What are interprovincial trade barriers, really?
Businesses across Canadian provinces and territories conduct a healthy amount of trade with each other. The total value of interprovincial trade in 2021 (the last data year) was $451 billion, an increase of 44% since 2007.
Statistics Canada conducts annual surveys of businesses, asking them about the interprovincial trade barriers that they experience. For 2023, two in five (41%) businesses in Canada purchased goods or services from suppliers operating in another province or territory, while more than one in four (26.9%) sold to customers located in another province or territory.

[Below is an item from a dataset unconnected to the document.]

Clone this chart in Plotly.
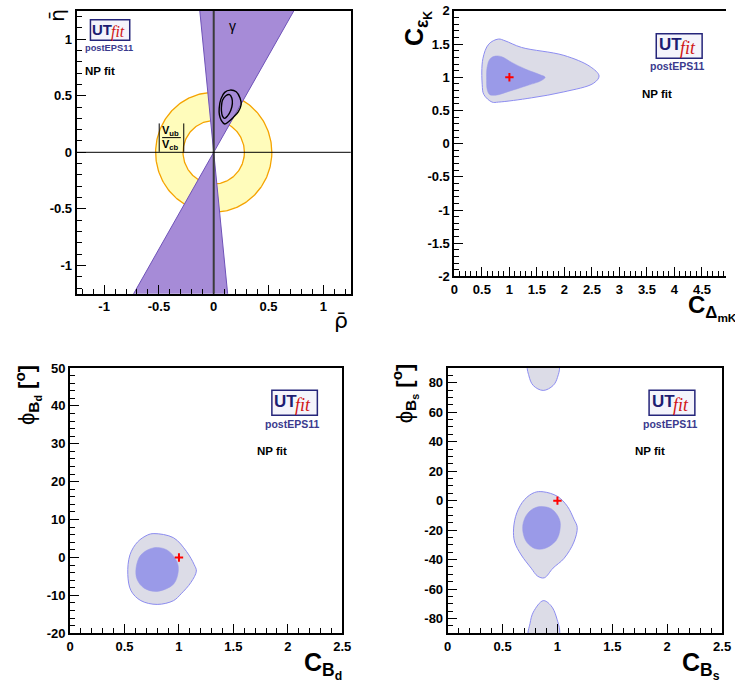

A smaller proportion of businesses conduct international trade – over the same period 30.2% of businesses purchased goods or services from international suppliers and 14.5% sold goods or services to international customers.
In terms of genuine trade barriers identified by businesses, transportation costs and the availability of transportation were the biggest reasons for not conducting interprovincial trade, but the vast majority of businesses who did not purchase (89.5%) or sell (88.2%) goods or services across provincial or territorial borders cited no need or interest in doing so.
For most provinces, a neighbouring province was the largest interprovincial trading partner, an additional point emphasizing that geography is the largest determinant of interprovincial trading patterns.
Big gains from removing barriers an illusion
Marc Lee at the CCPA has done a good job debunking some papers that have been used to justify removing interprovincial trade barriers.
Basically, it’s fancy math that’s not connected to the reality of business practices, consumer habits, or the important role that regulations can play in reducing the impact of costly harms for all of us. The paper assumes that there are two reasons that provinces don’t trade with each other: transportation costs and interprovincial trade barriers. They then assume that consumers in each province would buy from other provinces proportional to what is produced by each province. They calculate the gap between current habits and this alternative scenario – and after taking transportation costs into account, say that the difference is how much GDP growth we could expect from removing interprovincial trade barriers.
This method does not evaluate the economic or social benefits to maintaining any of the current exceptions and does not factor in any other differences – such as regional specialization of production or local preferences – which might contribute to differences in interprovincial purchasing profiles between provinces. There is no justification for why removing any existing regulations would result in the change of trading practices that the authors predict in their study.
The implication is that removing these barriers will offset reductions in trade with the United States, but there is no evidence this assumption is true. And the authors advocate for something called “mutual recognition”, where provincial standards are lowered, not harmonized to the highest standard. Where possible, provinces should attempt to harmonize to the highest standards.
What are interprovincial trade barriers?
Other than the sale of alcohol, trucking regulations, and recognition of labour credentials, there are few details on what remaining interprovincial trade barriers might even exist.
Too often worker protections, health and safety regulations, protections for public services and infrastructure, or supports for small local businesses are labelled as barriers to trade.
It is standard practice for trade agreements to have a chapter that allows each of the parties to the agreement to exempt specific parts of their economy from some of the rules of the agreement. For example, social services, such as childcare, are exempted from the rules of the interprovincial trade agreement in Chapter 8, because we have a strong belief that decisions about social services should be made in the public interest, and not financial or market-based priorities. There are other specific exemptions for existing measures in Annex I of the CFTA, and exemptions that protect policy space for future measures in Annex II of the CFTA.
When policy makers talk about removing trade barriers, they often mean eliminating these exemptions from the trade agreement. There are several existing protections that preserve the policy space that governments will need in order to respond to US trade aggression with bold action and progressive, public solutions that protect jobs, services, our communities, and our way of life.
Bring it back to Keynes - A New Deal for an Independent Canada
What we really need to do right now is to preserve the policy space to make big public sector investments in the infrastructure that our economy needs to be sustainable and independent from the US.
Hadrian Mertins-Kirkwood at the CCPA has laid out a plan to rebuild Canada in the public interest that would do more to support healthy private sector economic growth in Canada than removing any existing regulation possibly could. Let’s make sure our federal and provincial governments aren’t cutting off their ability to act in the public interest right before it becomes absolutely essential that they do so.